Many businesses and nonprofits, he said, “have been forced to close or lay off workers, and in the last 8 weeks, the nation has seen more than 36 million new unemployment insurance claims.”

Trump has privately expressed opposition to extending a weekly $600 boost in unemployment insurance, according to The Washington Post.

The executive order states that agencies should “address this emergency” by rescinding, modifying, waiving or providing exemptions from regulations and other requirements that may “inhibit economic recovery, consistent with applicable law and with protection of the public health and safety, with national and homeland security, and with budgetary priorities and operational feasibility.”

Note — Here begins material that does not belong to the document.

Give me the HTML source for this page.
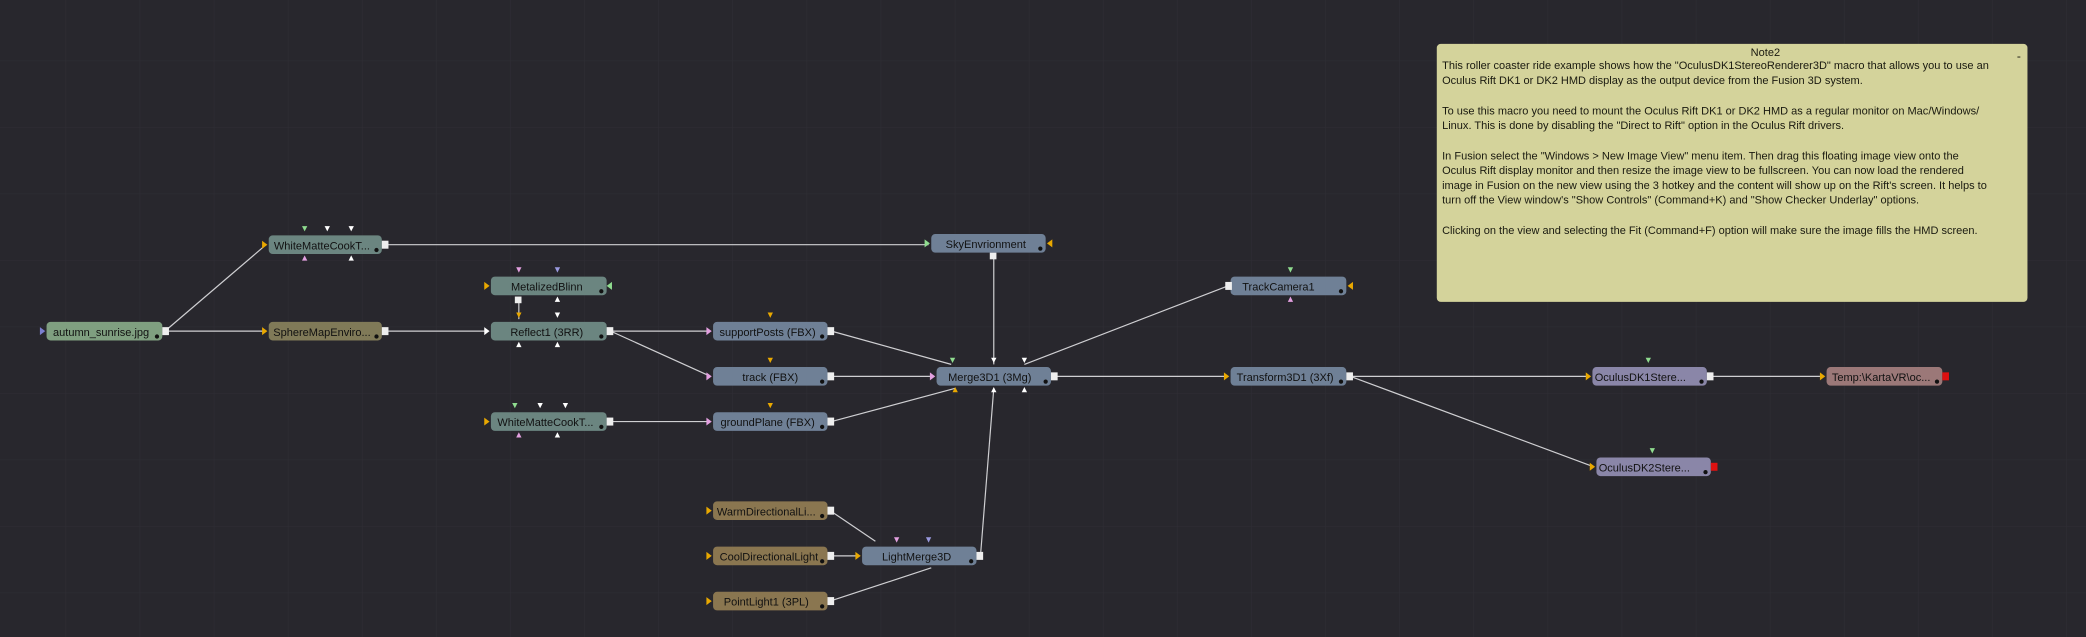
<!DOCTYPE html>
<html><head><meta charset="utf-8"><style>
html,body{margin:0;padding:0;background:#28272d;overflow:hidden}
svg{display:block}
text{font-family:"Liberation Sans",sans-serif}
</style></head><body>
<svg width="2086" height="637" viewBox="0 0 1568 479" preserveAspectRatio="none" xmlns="http://www.w3.org/2000/svg">
<defs>
<pattern id="g" width="55.7" height="50" patternUnits="userSpaceOnUse" x="-6" y="-4">
<path d="M55.7 0V50M0 50H55.7" stroke="#2f2e35" stroke-width="0.8" fill="none"/>
</pattern>
</defs>
<rect width="1568" height="479" fill="#28272d"/>
<rect width="1568" height="479" fill="url(#g)"/>

<g stroke="#cfcfd2" stroke-width="0.9" fill="none">
<path d="M124 249L200 184"/><path d="M124 249H200"/>
<path d="M290 184H698"/><path d="M290 249H367"/>
<path d="M390 224V240"/>
<path d="M459 249H534"/><path d="M459 249L534 283"/>
<path d="M459 317H534"/>
<path d="M747 192V274"/>
<path d="M625 249L715 274"/><path d="M625 283H702"/><path d="M625 317L718 292"/>
<path d="M923 215L770 274"/>
<path d="M737 418L747 292"/>
<path d="M793 283H923"/>
<path d="M1015 283H1195"/><path d="M1015 283L1198 351"/>
<path d="M1286 283H1371"/>
<path d="M624 384L658 407"/><path d="M624 418H646"/><path d="M624 452L700 427"/>
</g>

<!-- nodes -->
<g font-size="8.3" text-anchor="middle" fill="#111">
<g id="nodes">
<rect x="35" y="242" width="87" height="14" rx="3" fill="#7f9f80"/><text x="76" y="252.5">autumn_sunrise.jpg</text>
<rect x="202" y="177" width="85" height="14" rx="3" fill="#6b8580"/><text x="242" y="187.5">WhiteMatteCookT...</text>
<rect x="202" y="242" width="85" height="14" rx="3" fill="#807a58"/><text x="242" y="252.5">SphereMapEnviro...</text>
<rect x="369" y="208" width="87" height="14" rx="3" fill="#6b8580"/><text x="411" y="218.5">MetalizedBlinn</text>
<rect x="369" y="242" width="87" height="14" rx="3" fill="#6b8580"/><text x="411" y="252.5">Reflect1  (3RR)</text>
<rect x="369" y="310" width="87" height="14" rx="3" fill="#6b8580"/><text x="410" y="320.5">WhiteMatteCookT...</text>
<rect x="700" y="176" width="86" height="14" rx="3" fill="#6f8096"/><text x="741" y="186.5">SkyEnvrionment</text>
<rect x="536" y="242" width="86" height="14" rx="3" fill="#6f8096"/><text x="577" y="252.5">supportPosts  (FBX)</text>
<rect x="536" y="276" width="86" height="14" rx="3" fill="#6f8096"/><text x="579" y="286.5">track  (FBX)</text>
<rect x="536" y="310" width="86" height="14" rx="3" fill="#6f8096"/><text x="577" y="320.5">groundPlane  (FBX)</text>
<rect x="704" y="276" width="86" height="14" rx="3" fill="#6f8096"/><text x="744" y="286.5">Merge3D1  (3Mg)</text>
<rect x="925" y="208" width="87" height="14" rx="3" fill="#6f8096"/><text x="961" y="218.5">TrackCamera1</text>
<rect x="925" y="276" width="87" height="14" rx="3" fill="#6f8096"/><text x="966" y="286.5">Transform3D1  (3Xf)</text>
<rect x="1197" y="276" width="86" height="14" rx="3" fill="#8a86a8"/><text x="1233" y="286.5">OculusDK1Stere...</text>
<rect x="1373" y="276" width="87" height="14" rx="3" fill="#9b7878"/><text x="1414" y="286.5">Temp:\KartaVR\oc...</text>
<rect x="1200" y="344" width="86" height="14" rx="3" fill="#8a86a8"/><text x="1236" y="354.5">OculusDK2Stere...</text>
<rect x="536" y="377" width="86" height="14" rx="3" fill="#8a7650"/><text x="576" y="387.5">WarmDirectionalLi...</text>
<rect x="536" y="411" width="86" height="14" rx="3" fill="#8a7650"/><text x="578" y="421.5">CoolDirectionalLight</text>
<rect x="648" y="411" width="86" height="14" rx="3" fill="#6f8096"/><text x="689" y="421.5">LightMerge3D</text>
<rect x="536" y="445" width="86" height="14" rx="3" fill="#8a7650"/><text x="576" y="455.5">PointLight1  (3PL)</text>
</g>
</g>

<!-- output dots -->
<g fill="#111">
<circle cx="118" cy="253" r="1.6"/><circle cx="283" cy="188" r="1.6"/><circle cx="283" cy="253" r="1.6"/>
<circle cx="452" cy="219" r="1.6"/><circle cx="452" cy="253" r="1.6"/><circle cx="452" cy="321" r="1.6"/>
<circle cx="782" cy="187" r="1.6"/><circle cx="618" cy="253" r="1.6"/><circle cx="618" cy="287" r="1.6"/>
<circle cx="618" cy="321" r="1.6"/><circle cx="786" cy="287" r="1.6"/><circle cx="1008" cy="219" r="1.6"/>
<circle cx="1008" cy="287" r="1.6"/><circle cx="1279" cy="287" r="1.6"/><circle cx="1456" cy="287" r="1.6"/>
<circle cx="1282" cy="355" r="1.6"/><circle cx="618" cy="388" r="1.6"/><circle cx="618" cy="422" r="1.6"/>
<circle cx="730" cy="422" r="1.6"/><circle cx="618" cy="456" r="1.6"/>
</g>

<!-- output squares -->
<g fill="#eee">
<rect x="122" y="246" width="5" height="6"/><rect x="287" y="181" width="5" height="6"/><rect x="287" y="246" width="5" height="6"/>
<rect x="456" y="246" width="5" height="6"/><rect x="456" y="314" width="5" height="6"/><rect x="387" y="223" width="5" height="5"/>
<rect x="744" y="190" width="5" height="5"/><rect x="622" y="246" width="5" height="6"/><rect x="622" y="280" width="5" height="6"/>
<rect x="622" y="314" width="5" height="6"/><rect x="790" y="280" width="5" height="6"/><rect x="921" y="212" width="5" height="6"/>
<rect x="1012" y="280" width="5" height="6"/><rect x="1283" y="280" width="5" height="6"/>
<rect x="622" y="381" width="5" height="6"/><rect x="622" y="415" width="5" height="6"/><rect x="734" y="415" width="5" height="6"/>
<rect x="622" y="449" width="5" height="6"/>
</g>
<rect x="1460" y="280" width="5" height="6" fill="#d11"/>
<rect x="1286" y="348" width="5" height="6" fill="#d11"/>

<!-- input triangles (right-pointing) -->
<g>
<path d="M30 246l4 3-4 3z" fill="#7b7fd0"/>
<path d="M197 181l4 3-4 3z" fill="#e9a800"/>
<path d="M197 246l4 3-4 3z" fill="#e9a800"/>
<path d="M364 212l4 3-4 3z" fill="#e9a800"/>
<path d="M364 246l4 3-4 3z" fill="#fff"/>
<path d="M364 314l4 3-4 3z" fill="#e9a800"/>
<path d="M695 180l4 3-4 3z" fill="#8fdc8f"/>
<path d="M531 246l4 3-4 3z" fill="#e3a0e0"/>
<path d="M531 280l4 3-4 3z" fill="#e3a0e0"/>
<path d="M531 314l4 3-4 3z" fill="#e3a0e0"/>
<path d="M699 280l4 3-4 3z" fill="#e3a0e0"/>
<path d="M920 280l4 3-4 3z" fill="#e9a800"/>
<path d="M1192 280l4 3-4 3z" fill="#e9a800"/>
<path d="M1368 280l4 3-4 3z" fill="#e9a800"/>
<path d="M1195 348l4 3-4 3z" fill="#e9a800"/>
<path d="M531 381l4 3-4 3z" fill="#e9a800"/>
<path d="M531 415l4 3-4 3z" fill="#e9a800"/>
<path d="M643 415l4 3-4 3z" fill="#e9a800"/>
<path d="M531 449l4 3-4 3z" fill="#e9a800"/>
<!-- left-pointing on right side -->
<path d="M791 180l-4 3 4 3z" fill="#e9a800"/>
<path d="M1017 212l-4 3 4 3z" fill="#e9a800"/>
<path d="M460 212l-4 3 4 3z" fill="#8fdc8f"/>
</g>
<!-- down triangles (top inputs) -->
<g>
<path d="M227 170h4l-2 4z" fill="#8fdc8f"/><path d="M244 170h4l-2 4z" fill="#fff"/><path d="M262 170h4l-2 4z" fill="#fff"/>
<path d="M388 201h4l-2 4z" fill="#e3a0e0"/><path d="M417 201h4l-2 4z" fill="#9a9ae0"/>
<path d="M388 235h4l-2 4z" fill="#e9a800"/><path d="M417 235h4l-2 4z" fill="#fff"/>
<path d="M385 303h4l-2 4z" fill="#8fdc8f"/><path d="M404 303h4l-2 4z" fill="#fff"/><path d="M423 303h4l-2 4z" fill="#fff"/>
<path d="M577 235h4l-2 4z" fill="#e9a800"/><path d="M577 269h4l-2 4z" fill="#e9a800"/><path d="M577 303h4l-2 4z" fill="#e9a800"/>
<path d="M714 269h4l-2 4z" fill="#8fdc8f"/><path d="M745 269h4l-2 4z" fill="#fff"/><path d="M768 269h4l-2 4z" fill="#fff"/>
<path d="M968 201h4l-2 4z" fill="#8fdc8f"/>
<path d="M1237 269h4l-2 4z" fill="#8fdc8f"/><path d="M1240 337h4l-2 4z" fill="#8fdc8f"/>
<path d="M672 404h4l-2 4z" fill="#e3a0e0"/><path d="M696 404h4l-2 4z" fill="#9a9ae0"/>
</g>
<!-- up triangles (bottom inputs) -->
<g>
<path d="M227 196h4l-2-4z" fill="#e3a0e0"/><path d="M262 196h4l-2-4z" fill="#fff"/>
<path d="M417 227h4l-2-4z" fill="#fff"/>
<path d="M388 261h4l-2-4z" fill="#fff"/><path d="M417 261h4l-2-4z" fill="#fff"/>
<path d="M388 329h4l-2-4z" fill="#e3a0e0"/><path d="M417 329h4l-2-4z" fill="#fff"/>
<path d="M716 295h4l-2-4z" fill="#e9a800"/><path d="M745 295h4l-2-4z" fill="#fff"/><path d="M768 295h4l-2-4z" fill="#fff"/>
<path d="M968 227h4l-2-4z" fill="#e3a0e0"/>
</g>

<!-- note -->
<rect x="1080" y="33" width="444" height="194" rx="3" fill="#d4d39b"/>
<g font-size="8.3" fill="#1a1a10">
<text x="1327" y="42" text-anchor="middle">Note2</text>
<text x="1516" y="45" font-size="9">-</text>
<text x="1084" y="52">This roller coaster ride example shows how the "OculusDK1StereoRenderer3D" macro that allows you to use an</text>
<text x="1084" y="63">Oculus Rift DK1 or DK2 HMD display as the output device from the Fusion 3D system.</text>
<text x="1084" y="86">To use this macro you need to mount the Oculus Rift DK1 or DK2 HMD as a regular monitor on Mac/Windows/</text>
<text x="1084" y="97">Linux. This is done by disabling the "Direct to Rift" option in the Oculus Rift drivers.</text>
<text x="1084" y="120">In Fusion select the "Windows  &gt; New Image View"  menu item. Then drag this floating image view onto the</text>
<text x="1084" y="131">Oculus Rift display monitor and then resize the image view to be fullscreen.  You can now load the rendered</text>
<text x="1084" y="142">image in Fusion on the new view using the 3 hotkey and the content will show up on the Rift's screen. It helps to</text>
<text x="1084" y="153">turn off the View window's "Show Controls" (Command+K) and "Show Checker Underlay" options.</text>
<text x="1084" y="176">Clicking on the view and selecting the Fit (Command+F) option will make sure the image fills the HMD screen.</text>
</g>
</svg>
</body></html>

Andy Friedman, principal and founder of The Washington Update, told ThinkAdvisor Wednesday that “the order, by its terms, applies to the SEC, bank regulators and other regulators.”

Under the order, the agencies should look to provide “exemptions from regulations that may inhibit economic recovery, declining to bring enforcement actions against entities that have acted in good faith, and providing temporary relief from existing enforcement agreements,” Friedman said.

However, the order “does not specifically tell agencies how to implement the order. And it is too soon to know what an agency will do,” he continued.

Regulators “could give businesses the benefit of the doubt when deciding whether to bring remedial action, and/or pull back on existing enforcing actions, at least temporarily,” Friedman said.